What you should do:
Beginning with the first line, set down every line through the one containing "import * as echarts from 'echarts';", exactly as it appears, but not the pictures.

Information supplied:
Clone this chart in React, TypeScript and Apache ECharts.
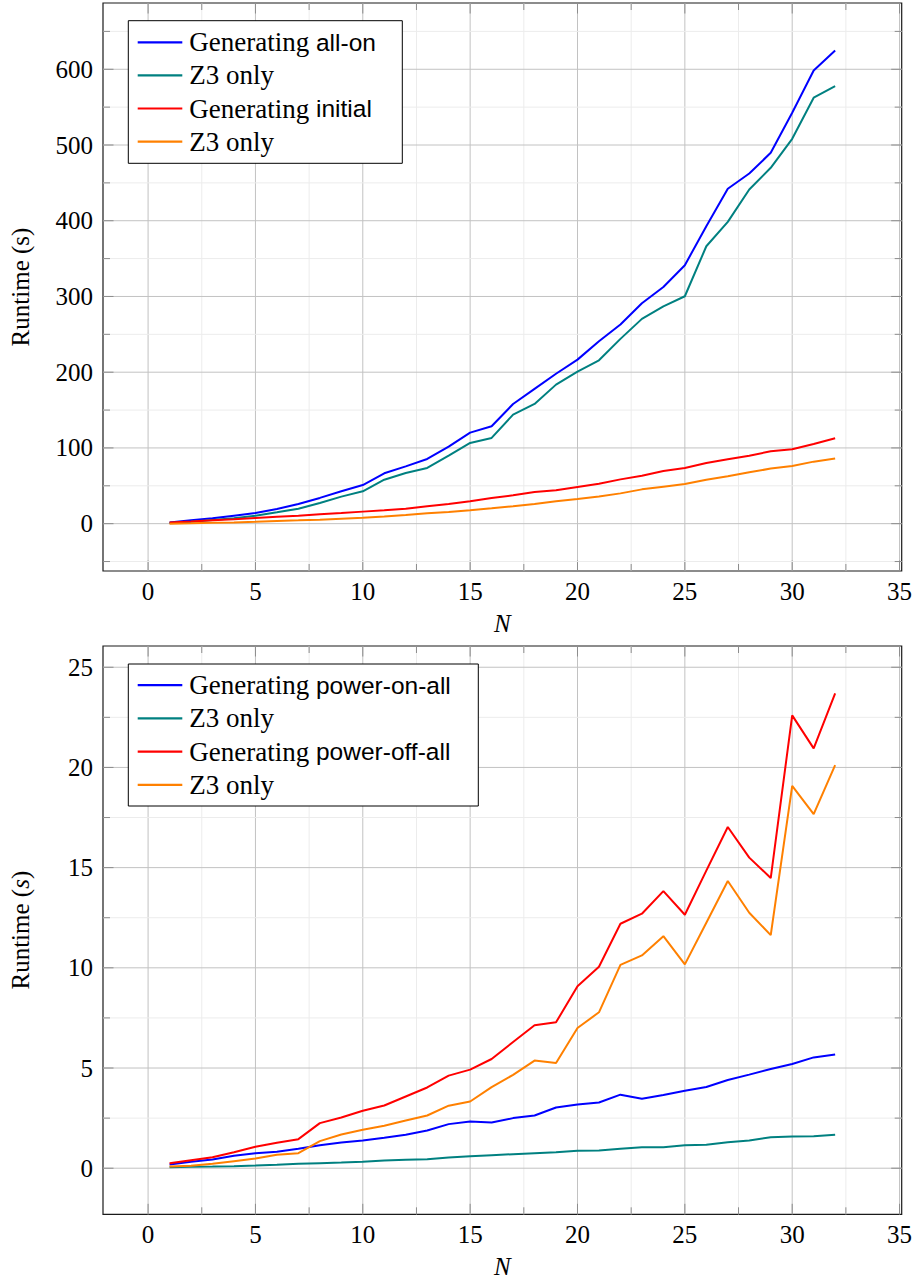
import React, { useEffect, useRef } from 'react';
import * as echarts from 'echarts';

// ---------- data ----------
const N = [1, 2, 3, 4, 5, 6, 7, 8, 9, 10, 11, 12, 13, 14, 15, 16, 17, 18, 19, 20, 21, 22, 23, 24, 25, 26, 27, 28, 29, 30, 31, 32];

// top chart: all-on / initial
const allOnGen = [1.7, 4.4, 7, 10.6, 14, 19.4, 26, 34, 42.7, 51, 66.5, 75.7, 85.4, 101.7, 120.2, 128.6, 158, 178, 198, 216.6, 240.8, 262.9, 291, 312.6, 341.3, 392.8, 442.2, 462.3, 489.7, 542.5, 598.4, 624.8];
const allOnZ3 = [1, 2.6, 4.8, 7, 10.6, 15, 19.8, 27.3, 35.7, 42.7, 58, 67, 73.6, 89.8, 106.6, 113.2, 144, 158.1, 183.6, 200.8, 215.7, 244, 270.4, 287, 300.3, 366.3, 398.5, 441.2, 469.9, 508.2, 562.4, 577.7];
const initialGen = [1.7, 3, 4.4, 5.7, 7.5, 9.2, 10.6, 12.3, 14, 15.9, 17.6, 19.8, 22.9, 26, 29.5, 34, 37.5, 41.9, 44, 48.5, 52.8, 58.5, 63.4, 69.6, 73.6, 80.2, 85, 89.8, 95.5, 98.2, 105.3, 112.7];
const initialZ3 = [0, 0.4, 1.3, 1.7, 2.6, 3.6, 4.4, 5.3, 6.6, 7.9, 9.6, 11.5, 13.6, 15.5, 17.6, 20.2, 23, 26, 29.5, 32.6, 36, 40, 45.3, 48.9, 52.4, 58.1, 62.5, 67.8, 72.7, 76.2, 81.9, 85.9];

// bottom chart: power-on-all / power-off-all
const powerOnGen = [0.18, 0.32, 0.43, 0.62, 0.75, 0.82, 0.97, 1.15, 1.28, 1.38, 1.52, 1.67, 1.88, 2.2, 2.33, 2.28, 2.5, 2.63, 3.03, 3.18, 3.28, 3.67, 3.47, 3.65, 3.87, 4.05, 4.4, 4.67, 4.95, 5.2, 5.53, 5.67];
const powerOnZ3 = [0.05, 0.07, 0.08, 0.1, 0.13, 0.17, 0.22, 0.25, 0.28, 0.32, 0.38, 0.42, 0.45, 0.53, 0.6, 0.65, 0.7, 0.75, 0.8, 0.87, 0.88, 0.97, 1.05, 1.05, 1.15, 1.17, 1.3, 1.38, 1.55, 1.58, 1.6, 1.67];
const powerOffGen = [0.25, 0.4, 0.55, 0.8, 1.07, 1.27, 1.45, 2.25, 2.53, 2.87, 3.13, 3.58, 4.03, 4.62, 4.92, 5.45, 6.3, 7.13, 7.28, 9.08, 10.05, 12.2, 12.7, 13.83, 12.65, 14.85, 17.03, 15.5, 14.48, 22.6, 20.95, 23.7];
const powerOffZ3 = [0.08, 0.12, 0.22, 0.35, 0.48, 0.67, 0.75, 1.35, 1.68, 1.92, 2.12, 2.38, 2.63, 3.12, 3.33, 4.05, 4.66, 5.37, 5.25, 7.0, 7.78, 10.15, 10.62, 11.58, 10.17, 12.25, 14.33, 12.75, 11.63, 19.08, 17.67, 20.12];

// ticks
const xMajor = [0, 5, 10, 15, 20, 25, 30, 35];
const xMinor = [2.5, 7.5, 12.5, 17.5, 22.5, 27.5, 32.5];
const yMajorTop = [0, 100, 200, 300, 400, 500, 600];
const yMinorTop = [-50, 50, 150, 250, 350, 450, 550, 650];
const yMajorBottom = [0, 5, 10, 15, 20, 25];
const yMinorBottom = [2.5, 7.5, 12.5, 17.5, 22.5];

// legend labels (serif part + sans-serif keyword part)
const legendTop = [
  { serif: 'Generating', sans: 'all-on', color: '#0000ff' },
  { serif: 'Z3 only', sans: '', color: '#008080' },
  { serif: 'Generating', sans: 'initial', color: '#ff0000' },
  { serif: 'Z3 only', sans: '', color: '#ff8000' },
];
const legendBottom = [
  { serif: 'Generating', sans: 'power-on-all', color: '#0000ff' },
  { serif: 'Z3 only', sans: '', color: '#008080' },
  { serif: 'Generating', sans: 'power-off-all', color: '#ff0000' },
  { serif: 'Z3 only', sans: '', color: '#ff8000' },
];

const X_RANGE = [-2.1, 35.1];
const Y_RANGE_TOP = [-62.5, 687.5];
const Y_RANGE_BOTTOM = [-2.3, 26.06];

const SERIF = 'Liberation Serif, serif';
const SANS = 'Liberation Sans, sans-serif';

function pairs(ys: number[]) {
  return N.map((n, i) => [n, ys[i]]);
}

function gridSeries(idx: number, yMajor: number[], yMinor: number[], yMin: number) {
  const data: number[][] = [];
  xMajor.forEach((v) => data.push([v, yMin, 0, 1]));
  xMinor.forEach((v) => data.push([v, yMin, 0, 0]));
  yMajor.forEach((v) => data.push([X_RANGE[0], v, 1, 1]));
  yMinor.forEach((v) => data.push([X_RANGE[0], v, 1, 0]));
  return {
    type: 'custom',
    name: 'grid' + idx,
    xAxisIndex: idx,
    yAxisIndex: idx,
    z: 1,
    silent: true,
    clip: false,
    encode: { x: 0, y: 1 },
    data,
    renderItem: (params: any, api: any) => {
      const cs = params.coordSys;
      const p = api.coord([api.value(0), api.value(1)]);
      const horiz = api.value(2) === 1;
      const major = api.value(3) === 1;
      const len = major ? 10.5 : 7;
      const gs = { stroke: major ? '#c2c2c2' : '#ececec', lineWidth: 1 };
      const ts = { stroke: '#8c8c8c', lineWidth: 1 };
      if (!horiz) {
        const x = p[0];
        const top = cs.y;
        const bot = cs.y + cs.height;
        return {
          type: 'group',
          children: [
            { type: 'line', shape: { x1: x, y1: top, x2: x, y2: bot }, style: gs },
            { type: 'line', shape: { x1: x, y1: bot, x2: x, y2: bot - len }, style: ts },
            { type: 'line', shape: { x1: x, y1: top, x2: x, y2: top + len }, style: ts },
          ],
        };
      }
      const y = p[1];
      const l = cs.x;
      const r = cs.x + cs.width;
      return {
        type: 'group',
        children: [
          { type: 'line', shape: { x1: l, y1: y, x2: r, y2: y }, style: gs },
          { type: 'line', shape: { x1: l, y1: y, x2: l + len, y2: y }, style: ts },
          { type: 'line', shape: { x1: r, y1: y, x2: r - len, y2: y }, style: ts },
        ],
      };
    },
  };
}

function lineSeries(idx: number, name: string, ys: number[], color: string) {
  return {
    type: 'line',
    name,
    xAxisIndex: idx,
    yAxisIndex: idx,
    data: pairs(ys),
    showSymbol: false,
    symbol: 'none',
    color,
    lineStyle: { color, width: 2 },
    z: 3,
  };
}

function legendGraphic(items: typeof legendTop, box: { x: number; y: number; w: number; h: number }, rows: number[]) {
  const Z = 100;
  const children: any[] = [
    { type: 'rect', z: Z, shape: { x: box.x, y: box.y, width: box.w, height: box.h }, style: { fill: '#fff', stroke: '#000', lineWidth: 1 } },
  ];
  items.forEach((it, i) => {
    const y = rows[i];
    children.push({ type: 'line', z: Z + 1, shape: { x1: 137.7, y1: y, x2: 182.3, y2: y }, style: { stroke: it.color, lineWidth: 2.2 } });
    children.push({
      type: 'text',
      z: Z + 1,
      x: 189.3,
      y,
      style: {
        text: it.sans ? `{s|${it.serif}} {h|${it.sans}}` : `{s|${it.serif}}`,
        verticalAlign: 'middle',
        align: 'left',
        fontFamily: SERIF,
        fontSize: 27,
        fill: '#000',
        rich: {
          s: { fontFamily: SERIF, fontSize: 27, fill: '#000', color: '#000' },
          h: { fontFamily: SANS, fontSize: 24.5, fill: '#000', color: '#000' },
        },
      },
    });
  });
  return { type: 'group', z: Z, children };
}

function xAxis(idx: number) {
  return {
    type: 'value',
    gridIndex: idx,
    min: X_RANGE[0],
    max: X_RANGE[1],
    splitNumber: 7,
    minInterval: 5,
    maxInterval: 5,
    axisLine: { show: false },
    axisTick: { show: false },
    splitLine: { show: false },
    axisLabel: {
      margin: 8,
      fontFamily: SERIF,
      fontSize: 25,
      color: '#000',
      formatter: (v: number) => (xMajor.includes(v) ? String(v) : ''),
    },
    name: 'N',
    nameLocation: 'middle',
    nameGap: 40,
    nameTextStyle: { fontFamily: SERIF, fontStyle: 'italic', fontSize: 25, color: '#000' },
  };
}

function yAxis(idx: number, range: number[], step: number, major: number[], name: string) {
  return {
    type: 'value',
    gridIndex: idx,
    min: range[0],
    max: range[1],
    splitNumber: 7,
    minInterval: step,
    maxInterval: step,
    axisLine: { show: false },
    axisTick: { show: false },
    splitLine: { show: false },
    axisLabel: {
      margin: 10,
      fontFamily: SERIF,
      fontSize: 25,
      color: '#000',
      formatter: (v: number) => (major.includes(v) ? String(v) : ''),
    },
    name,
    nameLocation: 'middle',
    nameGap: 70,
    nameRotate: 90,
    nameTextStyle: {
      fontFamily: SERIF,
      fontSize: 25,
      color: '#000',
      rich: {
        r: { fontFamily: SERIF, fontSize: 25, color: '#000' },
        i: { fontFamily: SERIF, fontSize: 25, fontStyle: 'italic', color: '#000' },
      },
    },
  };
}

export default function App() {
  const ref = useRef<HTMLDivElement>(null);
  useEffect(() => {
    if (!ref.current) return;
    const chart = echarts.init(ref.current, null, { renderer: 'svg' });
    const gridCommon = { left: 103, width: 798.7, show: true, borderColor: '#1a1a1a', borderWidth: 1.2, backgroundColor: 'transparent' };
    chart.setOption({
      animation: false,
      backgroundColor: '#ffffff',
      grid: [
        { ...gridCommon, top: 3, height: 568 },
        { ...gridCommon, top: 646, height: 568.3 },
      ],
      xAxis: [xAxis(0), xAxis(1)],
      yAxis: [
        yAxis(0, Y_RANGE_TOP, 100, yMajorTop, '{r|Runtime (s)}'),
        yAxis(1, Y_RANGE_BOTTOM, 5, yMajorBottom, '{r|Runtime (}{i|s}{r|)}'),
      ],
      graphic: [
        legendGraphic(legendTop, { x: 128.3, y: 20.7, w: 274, h: 142.6 }, [42.3, 75.4, 108.5, 141.6]),
        legendGraphic(legendBottom, { x: 128.3, y: 664, w: 350, h: 142 }, [685.2, 718.4, 751.6, 784.8]),
      ],
      series: [
        gridSeries(0, yMajorTop, yMinorTop, Y_RANGE_TOP[0]),
        gridSeries(1, yMajorBottom, yMinorBottom, Y_RANGE_BOTTOM[0]),
        lineSeries(0, 'Generating all-on', allOnGen, legendTop[0].color),
        lineSeries(0, 'Z3 only (all-on)', allOnZ3, legendTop[1].color),
        lineSeries(0, 'Generating initial', initialGen, legendTop[2].color),
        lineSeries(0, 'Z3 only (initial)', initialZ3, legendTop[3].color),
        lineSeries(1, 'Generating power-on-all', powerOnGen, legendBottom[0].color),
        lineSeries(1, 'Z3 only (power-on-all)', powerOnZ3, legendBottom[1].color),
        lineSeries(1, 'Generating power-off-all', powerOffGen, legendBottom[2].color),
        lineSeries(1, 'Z3 only (power-off-all)', powerOffZ3, legendBottom[3].color),
      ],
    });
    return () => chart.dispose();
  }, []);
  return <div ref={ref} style={{ position: 'absolute', left: 0, top: 0, width: 916, height: 1285 }} />;
}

Right answer:
Clone this chart in React, TypeScript and Apache ECharts.
import React, { useEffect, useRef } from 'react';
import * as echarts from 'echarts';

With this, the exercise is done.